Much of the emphasis on the physique of basketball players is height. But while being nearly seven feet tall gives one an advantage over smaller players, just being tall isn't good enough at the college level. That was obvious to Jermareo Davidson as a 6-10, 200-pound freshman at Alabama last year.

Jermareo Davidson is still not the thickest guy around, but he has added a little bulk. "You can't be 6-10 and 200 and play in this league," Alabama Coach Mark Gottfried said. Jermareo spent the off-season working hard in the weight room and is now up to about 225. And it shows.

And a year of experience is also beginning to show. Last year Davidson averaged only 5.0 points and 4.3 rebounds per game. He had only three games in which he turned in double figures in scoring, including a best effort of 15 points in the Crimson Tide's win at Auburn. Still, he was good enough as a starter on Bama's Elite Eight team to earn Freshman All-Southeastern Conference.

This year he has already had two double-doubles, games in which he had double figures in both scoring and rebounding. The latest was in Bama's dramatic triple overtime victory Saturday night at North Carolina-Charlotte. Although he was one of three Alabama starters to foul out of that game (going out in the third overtime), Davidson was a key to Bama staying in the game early. And he finished with eight-of-10 field goal shooting and five-of-six free throw success for a career-high 21 points. He also pulled down 13 rebounds in that contest.

Davidson said his weight was never a factor in his prep days, at Wheeler High in Atlanta as a senior and at Stone Mountain High in his sophomore and junior seasons. He dominated opponents, setting school records for most blocked shots and rebounds. He led his team to a Georgia state championship as a senior.

In college however, the players are bigger and stronger, and the game is played much faster. The experience he gained as a freshman is invaluable as he is back for his second season as a Crimson Tide starter.

"I was able to see how aggressive, fast paced, and good the competition could be," Davidson, who celebrated his 20th birthday November 15, said. "I'm experienced now, so I'm working on trying to get prepared for it all."

At the end of last season, Davidson felt there were areas that he needed to improve on. Gaining some weight was his top priority, followed closely by figuring out how he could put more points on the board.

"I needed to work on strength first of all, and also rebounding," Davidson said. "In addition, I'm trying to become a scoring threat."

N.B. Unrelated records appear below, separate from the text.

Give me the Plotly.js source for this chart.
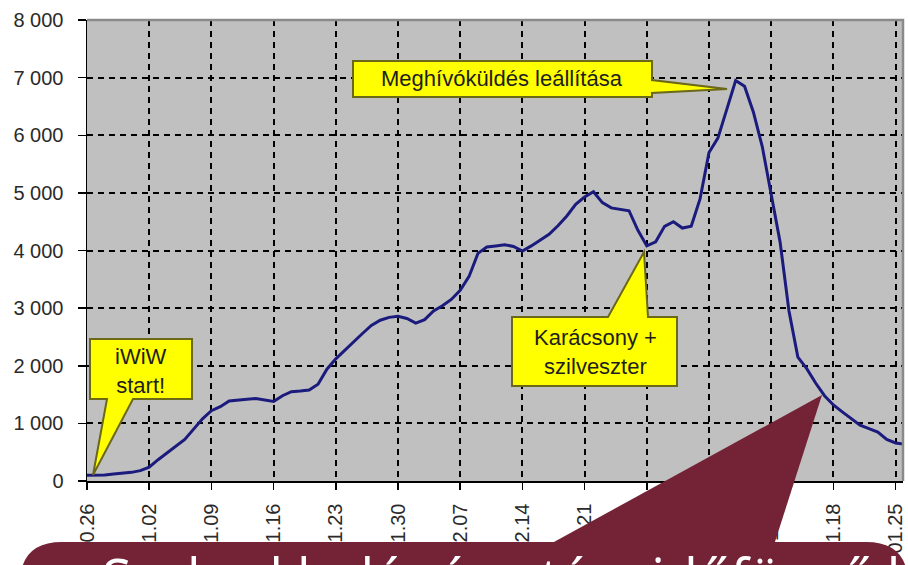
<!DOCTYPE html>
<html>
<head>
<meta charset="utf-8">
<script src="https://cdn.plot.ly/plotly-3.0.1.min.js"></script>
<style>html,body{margin:0;padding:0;background:#fff;}#chart{width:908px;height:565px;}</style>
</head>
<body>
<div id="chart"></div>
<script>
// ---- data ----
const startDate = '2006-10-26';
const dailyUsers = [
  100, 100, 105, 120, 135, 150, 180, 240, 370, 490,
  610, 720, 900, 1080, 1220, 1290, 1390, 1410, 1420, 1430,
  1400, 1380, 1480, 1550, 1560, 1580, 1680, 1940, 2120, 2270,
  2420, 2560, 2700, 2790, 2840, 2860, 2820, 2740, 2800, 2950,
  3040, 3150, 3310, 3550, 3950, 4060, 4080, 4100, 4070, 3990,
  4080, 4180, 4280, 4430, 4600, 4800, 4930, 5020, 4830, 4740,
  4720, 4690, 4350, 4080, 4150, 4420, 4500, 4390, 4420, 4900,
  5700, 5950, 6450, 6950, 6850, 6400, 5800, 4950, 4150, 2950,
  2150, 1950, 1700, 1480, 1320, 1200, 1090, 970, 910, 850,
  720, 660, 640
];
const tickDates = ['2006-10-26','2006-11-02','2006-11-09','2006-11-16','2006-11-23','2006-11-30',
  '2006-12-07','2006-12-14','2006-12-21','2006-12-28','2007-01-04','2007-01-11','2007-01-18','2007-01-25'];
const tickLabels = ['10.26','11.02','11.09','11.16','11.23','11.30','12.07','12.14','12.21','12.28',
  '01.04','01.11','01.18','01.25'];
const calloutTexts = ['iWiW<br>start!', 'Meghívóküldés leállítása', 'Karácsony +<br>szilveszter'];
const overlayText = 'Szabad belépés után: időfüggő lecsengés';

// dates for each daily value
const dates = dailyUsers.map((v, i) => {
  const [y, m, d] = startDate.split('-').map(Number);
  return new Date(Date.UTC(y, m - 1, d + i)).toISOString().slice(0, 10);
});

// ---- layout geometry ----
const L = 87, R = 5, T = 20, B = 84, WW = 908, HH = 565;
const PW = WW - L - R, PH = HH - T - B;
const px = x => (x - L) / PW;
const py = y => (HH - B - y) / PH;
function path(pts) {
  return pts.map((p, i) => (i ? 'L' : 'M') + ' ' + px(p[0]).toFixed(5) + ' ' + py(p[1]).toFixed(5)).join(' ') + ' Z';
}
const FONT = 'Arial, "Liberation Sans", sans-serif';
const calloutStyle = {type: 'path', xref: 'paper', yref: 'paper', fillcolor: '#ffff00',
  line: {color: '#6b6818', width: 2}, layer: 'above'};
const MAROON = '#742337';

const shapes = [
  // top/right plot border
  {type: 'path', xref: 'paper', yref: 'paper', path: 'M 0 1 L 1 1 L 1 0',
   line: {color: '#8a8a8a', width: 2.5}, layer: 'above'},
  // callouts
  Object.assign({}, calloutStyle, {path: path([[90,339],[192,339],[192,399],[133,399],[93,475],[107,399],[90,399]])}),
  Object.assign({}, calloutStyle, {path: path([[353,61],[652,61],[652,80],[727,89],[652,93],[652,97],[353,97]])}),
  Object.assign({}, calloutStyle, {path: path([[512,317],[608,317],[644,252],[648,317],[677,317],[677,386],[512,386]])}),
  // maroon overlay triangle
  {type: 'path', xref: 'paper', yref: 'paper', fillcolor: MAROON, line: {width: 0}, layer: 'above',
   path: path([[543,548],[822,395],[773,548]])},
  // maroon overlay rounded band
  {type: 'path', xref: 'paper', yref: 'paper', fillcolor: MAROON, line: {width: 0}, layer: 'above',
   path: 'M ' + px(20) + ' ' + py(620) + ' L ' + px(20) + ' ' + py(584) +
         ' Q ' + px(20) + ' ' + py(542) + ' ' + px(62) + ' ' + py(542) +
         ' L ' + px(866) + ' ' + py(542) +
         ' Q ' + px(908) + ' ' + py(542) + ' ' + px(908) + ' ' + py(584) +
         ' L ' + px(908) + ' ' + py(620) + ' Z'}
];

const annFont = {family: FONT, size: 22, color: '#1e1e1e'};
const annotations = [
  {xref: 'paper', yref: 'paper', x: px(141), y: py(371), text: calloutTexts[0], showarrow: false,
   font: annFont, xanchor: 'center', yanchor: 'middle', align: 'center'},
  {xref: 'paper', yref: 'paper', x: px(502), y: py(79), text: calloutTexts[1], showarrow: false,
   font: annFont, xanchor: 'center', yanchor: 'middle', align: 'center'},
  {xref: 'paper', yref: 'paper', x: px(595), y: py(352), text: calloutTexts[2], showarrow: false,
   font: annFont, xanchor: 'center', yanchor: 'middle', align: 'center'},
  {xref: 'paper', yref: 'paper', x: px(100), y: py(538), text: overlayText, showarrow: false,
   font: {family: '"Open Sans", sans-serif', size: 54, color: '#ffffff'}, xanchor: 'left', yanchor: 'top'}
];

const trace = {
  x: dates, y: dailyUsers, type: 'scatter', mode: 'lines',
  line: {color: '#1b1b7e', width: 3}, hoverinfo: 'skip'
};

const layout = {
  width: WW, height: HH,
  margin: {l: L, r: R, t: T, b: B, pad: 0},
  paper_bgcolor: '#ffffff', plot_bgcolor: '#c0c0c0',
  separators: ', ',
  showlegend: false,
  font: {family: FONT, size: 20, color: '#2a2a2a'},
  xaxis: {
    type: 'date', range: ['2006-10-26', '2007-01-25 20:00'],
    tickmode: 'array', tickvals: tickDates, ticktext: tickLabels, tickangle: -90,
    showline: true, linecolor: '#000', linewidth: 1.5,
    ticks: 'outside', ticklen: 7, tickcolor: '#000', tickwidth: 1.5, ticklabelstandoff: 6,
    showgrid: true, gridcolor: '#000', gridwidth: 2, griddash: '6px,5px',
    zeroline: false, tickfont: {family: FONT, size: 20, color: '#2a2a2a'}, fixedrange: true
  },
  yaxis: {
    range: [0, 8000], dtick: 1000, tick0: 0, tickformat: ',d',
    showline: true, linecolor: '#000', linewidth: 1.5,
    ticks: 'outside', ticklen: 8, tickcolor: '#000', tickwidth: 1.5, ticklabelstandoff: 10,
    showgrid: true, gridcolor: '#000', gridwidth: 2, griddash: '6px,5px',
    zeroline: false, tickfont: {family: FONT, size: 20, color: '#2a2a2a'}, fixedrange: true
  },
  shapes: shapes,
  annotations: annotations
};

Plotly.newPlot('chart', [trace], layout, {displayModeBar: false, staticPlot: true});
</script>
</body>
</html>
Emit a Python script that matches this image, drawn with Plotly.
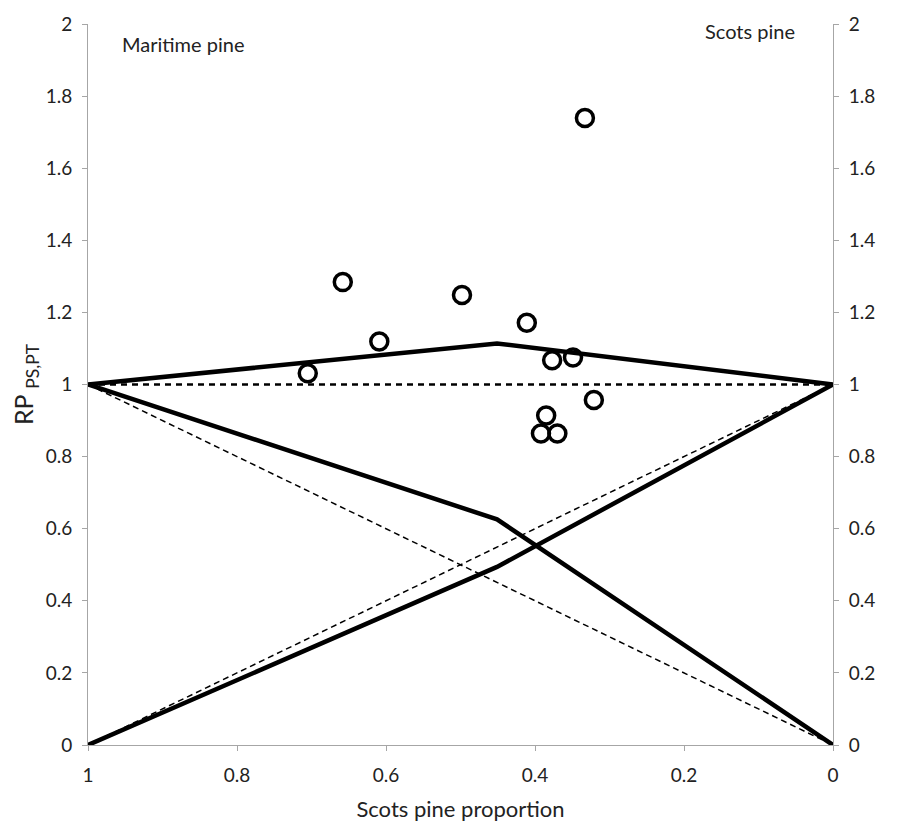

To gain the weight and strength needed to compete against other big men on the college level, Davidson had to put in a lot of work in the weight room.

Davidson, who has a timed 5:45 mile run, said, "I think the weight gain will help more than harm my endurance. I'm basically trying to run the floor more so I can create easy shots."

Davidson feels like the opportunity to score more this season is in direct relation to how much effort he gives on the court. It's this effort that he hopes will turn him into more of an offensive threat.

"To create shots, I have to play hard all the time," Davidson said. "The more effort I give, the more chances I'm going to get."

Even though putting on weight is an important step in dominating inside the paint, the area where Davidson usually can be found, it takes time for a player to gain the proper strength needed to succeed against other big men.

Improvement is coming steadily for Davidson as he leads the team in rebounds per game with 7.6 and has improved his points per game average to 9.0. Expect him to get better every game as the weight he has put on slowly starts to pay dividends.

"The weight training has helped out, but everybody else is still stronger than me, so I can't see the results as much," Davidson said. "However, I'm starting to feel it more every game."